The Melville distributor reported strong gains in sales and earnings, but said it is keeping a watchful eye on trade developments.  Tariffs have not impacted customer demand yet, the CEO says. 

Erik Gershwind, president and CEO of MSC Industrial,

Erik Gershwind, president and CEO of MSC Industrial, at the company's customer support center in Melville. Photo Credit: Barry Sloan

The sales and earnings of MSC Industrial Direct Co. rose in the company’s fiscal third quarter because of a “healthy” manufacturing environment, the Melville-based distributor of industrial tools and supplies said Wednesday.

But in an earnings call with securities analysts, the company also noted it was starting to see some increased prices from suppliers because of trade tariffs on goods from China.

Sales rose 11.3 percent from the year-earlier quarter to $828.3 million. Net income jumped 25.8 percent to $79.1 million in the quarter ended June 2. Earnings per share jumped 27.5 percent to $1.39.

The sales number fell just short of analysts' expectations. MSC's stock closed at $80.86, down  4.5 percent in New York Stock Exchange trading.   A year ago the stock closed at $84.31.

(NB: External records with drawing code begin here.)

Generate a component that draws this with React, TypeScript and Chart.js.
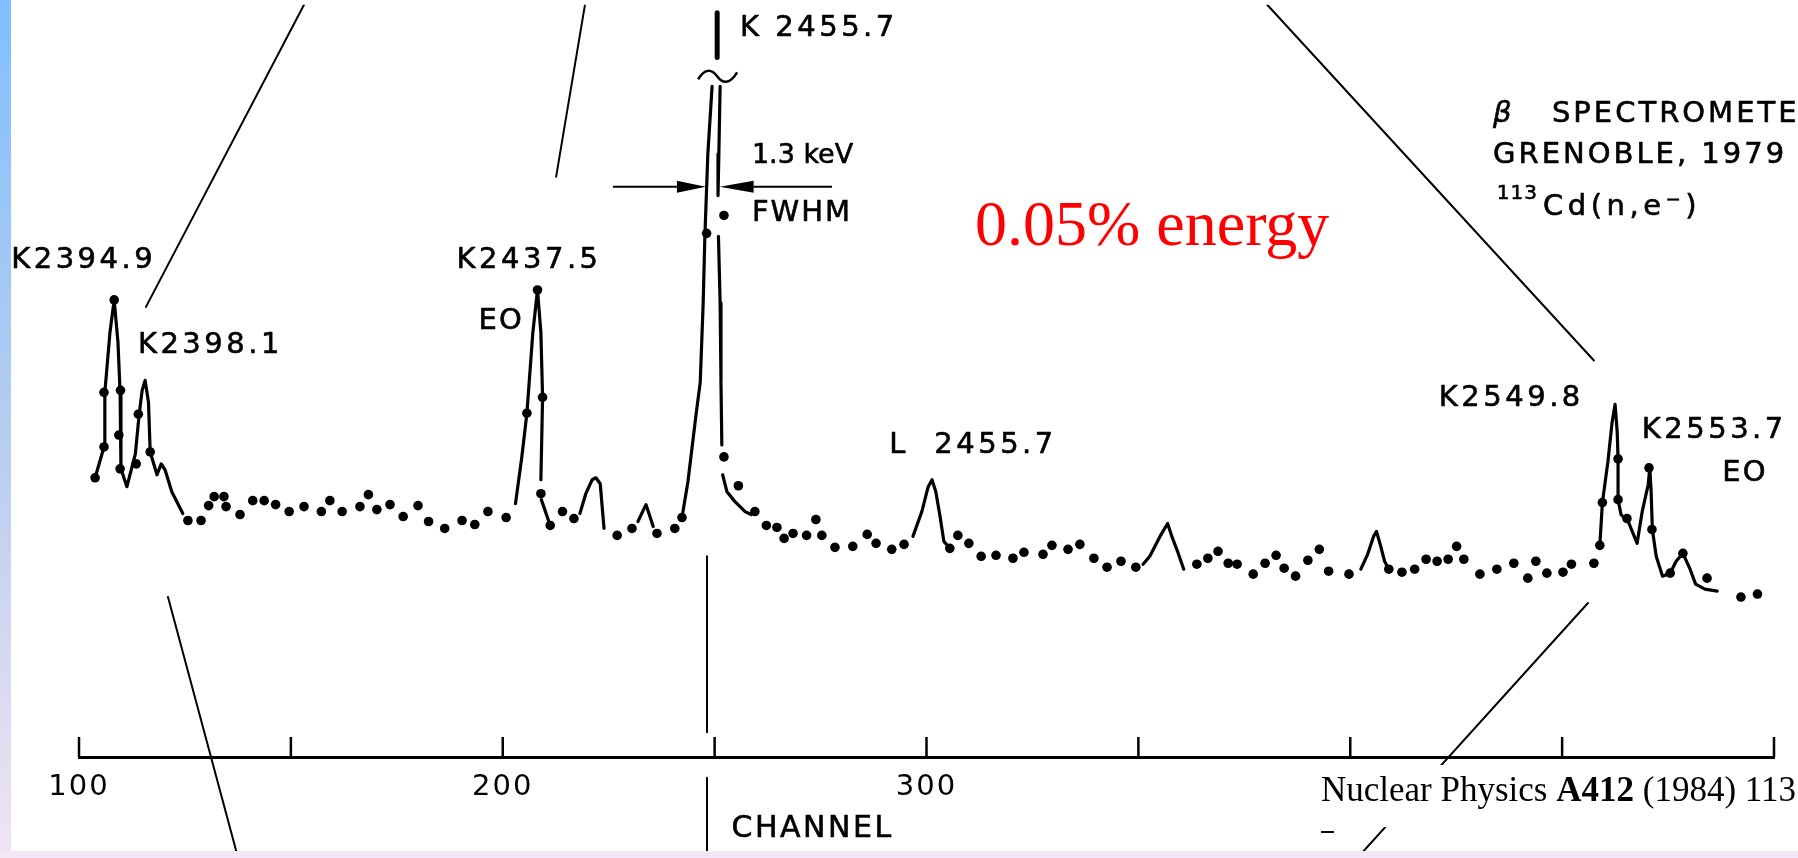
import React, { useEffect, useRef } from "react";
import { Chart, registerables } from "chart.js";

Chart.register(...registerables);

// ---- measured electron spectrum (channel, relative counts) ----
const dotChannels = [
  103.8, 105.9, 105.9, 108.3, 109.8, 109.4, 109.7, 113.5, 114.0, 116.8,
  125.7, 128.8, 130.6, 131.9, 134.2, 134.7, 138.0, 141.0, 143.7, 146.4,
  149.6, 153.1, 157.2, 159.2, 162.1, 166.3, 168.3, 170.3, 173.4, 176.5,
  180.0, 182.5, 186.3, 190.4, 193.4, 196.5, 200.8, 205.7, 208.2, 209.4,
  209.0, 211.2, 214.1, 216.8, 227.0, 230.5, 236.4, 240.6, 242.3, 248.1,
  252.2, 252.2, 255.6, 259.5, 262.2, 264.7, 266.4, 268.5, 271.7, 273.9,
  275.3, 278.4, 282.6, 286.0, 288.1, 291.8, 294.7, 305.5, 307.4, 310.0,
  312.9, 316.4, 320.4, 323.0, 327.5, 329.6, 333.4, 336.2, 339.5, 342.6,
  345.9, 349.4, 363.8, 366.4, 368.8, 371.2, 373.3, 377.1, 379.9, 382.5,
  384.4, 387.1, 390.0, 392.7, 394.9, 399.7, 409.1, 412.2, 415.2, 417.9,
  420.5, 423.1, 425.1, 426.8, 430.6, 434.6, 438.6, 441.9, 443.8, 446.4,
  450.2, 452.2, 457.5, 458.9, 459.5, 463.2, 463.2, 465.3, 470.5, 471.2,
  475.5, 478.5, 484.2, 492.2, 496.1,
];
const dotCounts = [
  281, 312, 367, 460, 369, 324, 290, 295, 345, 307,
  238, 238, 253, 262, 262, 252, 244, 258, 258, 254,
  247, 252, 247, 258, 247, 252, 264, 249, 254, 242,
  253, 237, 230, 238, 234, 247, 241, 346, 470, 362,
  265, 233, 247, 240, 223, 230, 225, 230, 241, 527,
  545, 302, 273, 247, 233, 231, 220, 225, 223, 239,
  223, 211, 212, 224, 215, 209, 214, 210, 223, 215,
  202, 203, 200, 206, 204, 213, 209, 214, 200, 191,
  197, 191, 194, 200, 207, 195, 194, 184, 195, 203,
  190, 182, 198, 209, 187, 184, 189, 186, 189, 199,
  197, 199, 212, 199, 184, 189, 195, 180, 197, 185,
  186, 194, 195, 213, 256, 300, 259, 240, 291, 229,
  185, 205, 180, 161, 164,
];

// ---- hand-drawn fit curves through the lines ----
const fitK2394: [number, number][] = [
  [103.8, 281], [105.9, 312], [106.1, 367], [107.3, 427], [108.3, 460], [109.2, 417],
  [109.7, 367], [109.9, 290], [111.3, 272], [113.3, 305], [114.2, 345], [114.9, 369],
  [115.6, 379], [116.4, 357], [116.8, 307], [118.4, 284], [119.4, 295], [120.3, 289],
  [121.9, 267], [124.5, 245],
];
const fitK2437: [number, number][] = [
  [203.0, 255], [204.5, 302], [205.7, 346], [207.1, 427], [208.2, 470], [209.0, 427],
  [209.4, 362], [209.0, 279],
];
const fitK2437Tail: [number, number][] = [[209.1, 259], [211.2, 233]];
const fitPeak221: [number, number][] = [
  [218.2, 245], [219.6, 265], [221.1, 279], [222.0, 281], [223.0, 275], [223.9, 230],
];
const fitPeak234: [number, number][] = [[231.9, 237], [233.8, 254], [235.5, 232]];
const fitK2455Left: [number, number][] = [
  [242.3, 241], [243.7, 277], [245.6, 344], [246.6, 377], [247.3, 457], [247.7, 524],
  [248.4, 607], [249.4, 675],
];
const fitK2455RightTop: [number, number][] = [[251.3, 675], [251.0, 607], [250.8, 565]];
const fitK2455RightMid: [number, number][] = [[250.9, 524], [251.3, 457], [251.5, 377], [251.7, 314]];
const fitK2455Tail: [number, number][] = [
  [251.9, 284], [252.9, 267], [254.8, 257], [257.2, 247], [258.6, 244],
];
const fitK2455Top: [number, number][] = [[250.6, 704], [250.6, 749]];
const fitL2455: [number, number][] = [
  [296.8, 222], [298.9, 247], [300.4, 272], [301.3, 279], [302.2, 267], [303.2, 242],
  [304.1, 217], [305.5, 210],
];
const fitPeak357: [number, number][] = [
  [351.1, 194], [352.7, 202], [355.1, 222], [356.9, 235], [357.9, 222], [359.4, 205], [360.7, 189],
];
const fitPeak406: [number, number][] = [
  [402.5, 189], [404.1, 204], [405.5, 222], [406.2, 227], [407.2, 212], [408.1, 197], [409.1, 189],
];
const fitK2549: [number, number][] = [
  [458.9, 213], [459.5, 256], [460.8, 297], [461.8, 337], [462.5, 355], [463.0, 327],
  [463.2, 300], [463.2, 259], [463.9, 244], [465.6, 237], [467.7, 215], [468.9, 247],
  [470.3, 274], [470.7, 291], [471.0, 267], [471.3, 229], [472.2, 202], [473.7, 182],
  [475.5, 185], [476.9, 197], [478.5, 205], [480.2, 189], [481.5, 174], [483.7, 169],
  [486.6, 167],
];

// ---- guide lines of the original figure (channel, counts) ----
const guideA: [number, number][] = [[153.1, 757], [115.8, 453]];
const guideB: [number, number][] = [[219.4, 757], [212.6, 584]];
const guideC: [number, number][] = [[380.4, 757], [457.5, 399]];
const guideD: [number, number][] = [[121.0, 161], [137.5, -101]];
const guideE: [number, number][] = [[456.1, 155], [401.8, -101]];
const guideMarkUpper: [number, number][] = [[248.2, 202], [248.2, 25]];
const guideMarkLower: [number, number][] = [[248.2, -21], [248.2, -101]];

// ---- axis ----
const xMin = 100;
const xMax = 500;
const xStep = 50;
const labeledChannels = [100, 200, 300];
const axisTitle = "CHANNEL";

// ---- annotations ----
const peakLabels = ["K2394.9", "K2398.1", "K2437.5", "EO", "K 2455.7", "FWHM", "L  2455.7", "K2549.8", "K2553.7", "EO"];
const peakLabelChannels = [84.0, 113.9, 189.1, 194.3, 256.0, 258.8, 291.2, 420.9, 468.8, 487.8];
const peakLabelCounts = [500, 414, 500, 438, 733, 547, 314, 361, 329, 285];
const fwhmText = "1.3 keV";
const fwhmCounts = 574;
const fwhmLeftChannels = [226.0, 241.1, 247.9];
const fwhmRightChannels = [251.2, 259.2, 277.7];
const breakChannel = 250.6;
const breakCounts = 685;
const infoLines = ["β", "SPECTROMETER", "GRENOBLE, 1979", "113", "Cd(n,e⁻)"];
const infoChannels = [433.7, 447.6, 433.7, 434.6, 445.5];
const infoCounts = [647, 647, 605, 567, 553];
const redNote = "0.05% energy";
const citeParts = ["Nuclear Physics ", "A412", " (1984) 113"];

const W = 1798;
const H = 858;
const LBL = "DejaVu Sans";

function pts(arr: [number, number][]) {
  return arr.map(([x, y]) => ({ x, y }));
}

function drawText(
  ctx: CanvasRenderingContext2D,
  s: string,
  x: number,
  y: number,
  font: string,
  spacing = 0,
  color = "#000",
  align: CanvasTextAlign = "left",
  baseline: CanvasTextBaseline = "middle",
  thicken = 0
) {
  ctx.save();
  ctx.font = font;
  ctx.fillStyle = color;
  ctx.textAlign = align;
  ctx.textBaseline = baseline;
  (ctx as any).letterSpacing = spacing + "px";
  ctx.fillText(s, x, y);
  if (thicken > 0) {
    ctx.strokeStyle = color;
    ctx.lineWidth = thicken;
    ctx.lineJoin = "round";
    ctx.strokeText(s, x, y);
  }
  const w = ctx.measureText(s).width;
  ctx.restore();
  return w;
}

export default function App() {
  const ref = useRef<HTMLCanvasElement>(null);

  useEffect(() => {
    const canvas = ref.current!;
    const lineDs = (arr: [number, number][], width: number, noClip = false) => {
      const ds: any = {
        data: pts(arr),
        showLine: true,
        borderColor: "#000",
        borderWidth: width,
        pointRadius: 0,
        tension: 0,
        fill: false,
        borderCapStyle: "round",
        borderJoinStyle: "round",
      };
      if (noClip) ds.clip = false;
      return ds;
    };

    const decor = {
      id: "decor",
      beforeDraw(chart: any) {
        const ctx = chart.ctx as CanvasRenderingContext2D;
        ctx.save();
        ctx.fillStyle = "#fff";
        ctx.fillRect(0, 0, W, H);
        const g = ctx.createLinearGradient(0, 0, 0, H);
        g.addColorStop(0, "#80bfff");
        g.addColorStop(0.5, "#b6cdee");
        g.addColorStop(1, "#f1e3f5");
        ctx.fillStyle = g;
        ctx.fillRect(0, 0, 11, H);
        ctx.restore();
        (ctx as any).letterSpacing = "2px";
      },
      beforeDatasetsDraw(chart: any) {
        const ctx = chart.ctx as CanvasRenderingContext2D;
        (ctx as any).letterSpacing = "0px";
        const xs = chart.scales.x;
        const bottom = chart.chartArea.bottom;
        ctx.save();
        ctx.strokeStyle = "#000";
        ctx.lineWidth = 2.5;
        for (const t of xs.ticks) {
          const px = xs.getPixelForValue(t.value);
          ctx.beginPath();
          ctx.moveTo(px, bottom);
          ctx.lineTo(px, bottom - 20);
          ctx.stroke();
        }
        ctx.restore();
      },
      afterDatasetsDraw(chart: any) {
        const ctx = chart.ctx as CanvasRenderingContext2D;
        const xs = chart.scales.x;
        const ys = chart.scales.y;
        const px = (v: number) => xs.getPixelForValue(v);
        const py = (v: number) => ys.getPixelForValue(v);

        // axis title
        drawText(ctx, axisTitle, px(254.0), py(-73), `30px "${LBL}"`, 2.5, "#000", "left", "middle", 0.6);

        // break mark on the tall peak
        ctx.save();
        ctx.strokeStyle = "#000";
        ctx.lineWidth = 2.5;
        const bx = px(breakChannel);
        const by = py(breakCounts);
        ctx.beginPath();
        ctx.moveTo(bx - 19, by + 3);
        ctx.bezierCurveTo(bx - 12, by - 9, bx - 5, by - 7, bx, by);
        ctx.bezierCurveTo(bx + 5, by + 7, bx + 12, by + 9, bx + 20, by - 4);
        ctx.stroke();
        ctx.restore();

        // FWHM arrows
        ctx.save();
        ctx.strokeStyle = "#000";
        ctx.fillStyle = "#000";
        ctx.lineWidth = 2;
        const fy = py(fwhmCounts);
        const [l0, l1, l2] = fwhmLeftChannels.map(px);
        const [r0, r1, r2] = fwhmRightChannels.map(px);
        ctx.beginPath();
        ctx.moveTo(l0, fy);
        ctx.lineTo(l1, fy);
        ctx.moveTo(r1, fy);
        ctx.lineTo(r2, fy);
        ctx.stroke();
        ctx.beginPath();
        ctx.moveTo(l1, fy - 6);
        ctx.lineTo(l2, fy);
        ctx.lineTo(l1, fy + 6);
        ctx.closePath();
        ctx.fill();
        ctx.beginPath();
        ctx.moveTo(r1, fy - 6);
        ctx.lineTo(r0, fy);
        ctx.lineTo(r1, fy + 6);
        ctx.closePath();
        ctx.fill();
        ctx.restore();
        drawText(ctx, fwhmText, px(258.8), py(605), `27px "${LBL}"`, 0, "#000", "left", "middle", 0.6);

        // peak labels
        peakLabels.forEach((s, i) => {
          drawText(
            ctx,
            s,
            px(peakLabelChannels[i]),
            py(peakLabelCounts[i]),
            `29px "${LBL}"`,
            s === "FWHM" || s === "EO" ? 2 : 3.5,
            "#000",
            "left",
            "middle",
            0.6
          );
        });

        // experiment info
        infoLines.forEach((s, i) => {
          const sup = s === "113";
          drawText(
            ctx,
            s,
            px(infoChannels[i]),
            py(infoCounts[i]),
            sup ? `20px "${LBL}"` : s === "β" ? `italic 29px "${LBL}"` : `29px "${LBL}"`,
            sup ? 1 : s.startsWith("Cd") ? 4.5 : 3,
            "#000",
            "left",
            "middle",
            0.6
          );
        });

        // slide overlays
        drawText(ctx, redNote, 975, 245, `64px "Liberation Serif"`, 0, "#ff0000", "left", "alphabetic");

        ctx.save();
        ctx.fillStyle = "#fff";
        ctx.fillRect(1310, 765, W - 1310, 62);
        ctx.restore();
        let cx = 1321;
        citeParts.forEach((s, i) => {
          cx += drawText(ctx, s, cx, 801, `${i === 1 ? "bold " : ""}35px "Liberation Serif"`, 0, "#000", "left", "alphabetic");
        });
        ctx.save();
        ctx.strokeStyle = "#000";
        ctx.lineWidth = 2;
        ctx.beginPath();
        ctx.moveTo(1321, 832);
        ctx.lineTo(1334, 832);
        ctx.stroke();
        ctx.restore();
      },
      afterDraw(chart: any) {
        const ctx = chart.ctx as CanvasRenderingContext2D;
        ctx.save();
        ctx.fillStyle = "#f3e6f6";
        ctx.fillRect(0, 851, W, H - 851);
        ctx.restore();
      },
    };

    const chart = new Chart(canvas, {
      type: "scatter",
      data: {
        datasets: [
          {
            data: dotChannels.map((c, i) => ({ x: c, y: dotCounts[i] })),
            pointRadius: 4.8,
            pointBackgroundColor: "#000",
            pointBorderWidth: 0,
            showLine: false,
          } as any,
          lineDs(fitK2394, 3.2),
          lineDs(fitK2437, 3.2),
          lineDs(fitK2437Tail, 3.2),
          lineDs(fitPeak221, 3.2),
          lineDs(fitPeak234, 3.2),
          lineDs(fitK2455Left, 3.2),
          lineDs(fitK2455RightTop, 3.2),
          lineDs(fitK2455RightMid, 3.2),
          lineDs(fitK2455Tail, 3.2),
          lineDs(fitK2455Top, 5),
          lineDs(fitL2455, 3.2),
          lineDs(fitPeak357, 3.2),
          lineDs(fitPeak406, 3.2),
          lineDs(fitK2549, 3.2),
          lineDs(guideA, 2),
          lineDs(guideB, 2),
          lineDs(guideC, 2),
          lineDs(guideD, 2, true),
          lineDs(guideE, 2, true),
          lineDs(guideMarkUpper, 2, true),
          lineDs(guideMarkLower, 2, true),
        ],
      },
      options: {
        responsive: false,
        animation: false,
        events: [],
        layout: { padding: { left: 79, right: 24, top: 0, bottom: 0 } },
        plugins: { legend: { display: false }, tooltip: { enabled: false } },
        scales: {
          x: {
            type: "linear",
            min: xMin,
            max: xMax,
            afterFit: (s: any) => {
              s.height = 101;
            },
            border: { display: true, color: "#000", width: 3 },
            grid: { display: false, drawTicks: false },
            ticks: {
              stepSize: xStep,
              autoSkip: false,
              maxRotation: 0,
              padding: 13,
              color: "#000",
              font: { family: LBL, size: 29 },
              callback: (v: any) => (labeledChannels.includes(Number(v)) ? String(v) : ""),
            },
          },
          y: { display: false, min: 0, max: 757 },
        },
      } as any,
      plugins: [decor],
    });
    return () => chart.destroy();
  }, []);

  return (
    <div style={{ position: "fixed", left: 0, top: 0, width: W, height: H, background: "#fff", overflow: "hidden" }}>
      <canvas ref={ref} width={W} height={H} style={{ display: "block" }} />
    </div>
  );
}
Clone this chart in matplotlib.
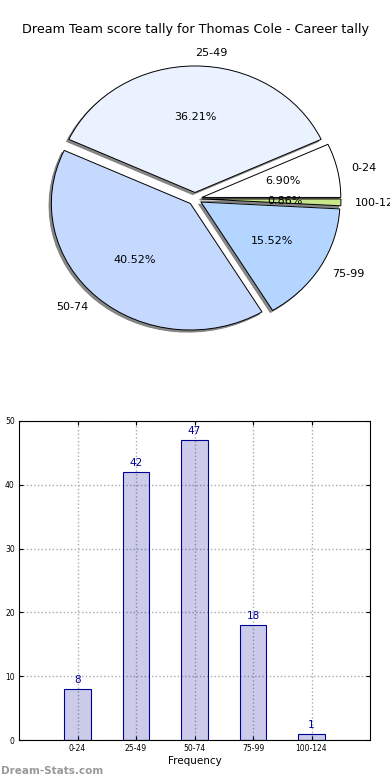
import numpy as np
import matplotlib
matplotlib.use("Agg")
import matplotlib.pyplot as plt

# data
categories = ["0-24", "25-49", "50-74", "75-99", "100-124"]
counts = [8, 42, 47, 18, 1]
pie_colors = ["#FFFFFF", "#EAF2FF", "#C5D9FF", "#B3D5FF", "#C8E68A"]
y_ticks = [0, 10, 20, 30, 40, 50]

title = "Dream Team score tally for Thomas Cole - Career tally"
W, H = 390, 780

fig = plt.figure(figsize=(W / 100, H / 100), dpi=100, facecolor="white")

fig.text(0.5, 1 - 30 / H, title, ha="center", va="center", fontsize=9.2)

# pie axes: not equal aspect, slightly squashed like the original
cx, cy = 195, 198.8
rx, ry = 139.0, 126.5
ax_top, ax_bot = 38.8, 358.8
ax1 = fig.add_axes([0, 1 - ax_bot / H, 1, (ax_bot - ax_top) / H])
wedges, texts, autotexts = ax1.pie(
    counts, labels=categories, colors=pie_colors, explode=[0.05] * len(counts),
    autopct="%.2f%%", startangle=0, labeldistance=1.1, pctdistance=0.6,
    shadow=dict(ox=-0.012, oy=-0.012, facecolor="#7a7a7a", edgecolor="#7a7a7a", alpha=0.9),
    wedgeprops=dict(edgecolor="black", linewidth=0.7),
    textprops=dict(fontsize=8))
# labels on the right half are left aligned
for t in texts:
    if t.get_position()[0] >= -1e-6:
        t.set_ha("left")
ax1.set_aspect("auto")
ax1.set_xlim(-cx / rx, (W - cx) / rx)
half_h = (ax_bot - ax_top) / 2 / ry
ax1.set_ylim(-half_h, half_h)
ax1.axis("off")

# bar chart
ax2 = fig.add_axes([19 / W, 1 - 740 / H, (370 - 19) / W, (740 - 421) / H])
x = np.arange(len(categories))
ax2.bar(x, counts, width=0.45, color=(0, 0, 0.6, 0.2), edgecolor="#000099", linewidth=0.8, zorder=3)
for xi, c in zip(x, counts):
    ax2.text(xi, c + 0.6, str(c), ha="center", va="bottom", fontsize=7.5, color="#000099")
ax2.set_xlim(-1, 5)
ax2.set_ylim(0, 50)
ax2.set_xticks(x)
ax2.set_xticklabels(categories)
ax2.set_yticks(y_ticks)
ax2.tick_params(labelsize=5.5, direction="in", top=True, right=True, length=3, pad=3)
ax2.grid(True, linestyle=":", color="#AAAAAA", linewidth=1, zorder=1)
ax2.set_axisbelow(True)
ax2.set_xlabel("Frequency", fontsize=7.5, labelpad=2)

fig.text(1 / W, 1 - 771 / H, "Dream-Stats.com", ha="left", va="center",
         fontsize=7.5, color="#999999", fontweight="bold")

fig.savefig("out.png", dpi=100)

The company, which is co-headquartered in Davidson, North Carolina, said operating income rose 13.4 percent to $115.4 million. That latter number is a direct gauge of how healthy a company’s operations are. And it rose despite the expense of the acquisition in April of All Integrated Solutions, a Wisconsin-based distributor of industrial tools and supplies for about $68 million, the company said.

Erik Gershwind, MSC’s president and chief executive, said “the manufacturing environment in the third fiscal quarter was healthy.”  And he said that “our ongoing productivity efforts” helped to boost results.

But he also said that sales growth fell below company expectations because of a new sales initiative that intensified the company’s focus on solutions and cost savings for customers.  The new model resulted in fewer sales personnel because of “normal attrition," but MSC  has resumed hiring, the company said.

On trade tariffs, Gershwind said it was too soon to predict the impact on MSC. Its suppliers source some of their products from China, the company said.

“Like many others, we are watching the tariff developments closely,” Gershwind said.  “We haven’t yet seen tariffs impacting customer demand, although they are now top of mind for both customers and suppliers and are beginning to impact manufacturing input costs.”

He also said some suppliers are already raising costs. But he added, “As of now, it is too early to predict any longer-term implications.”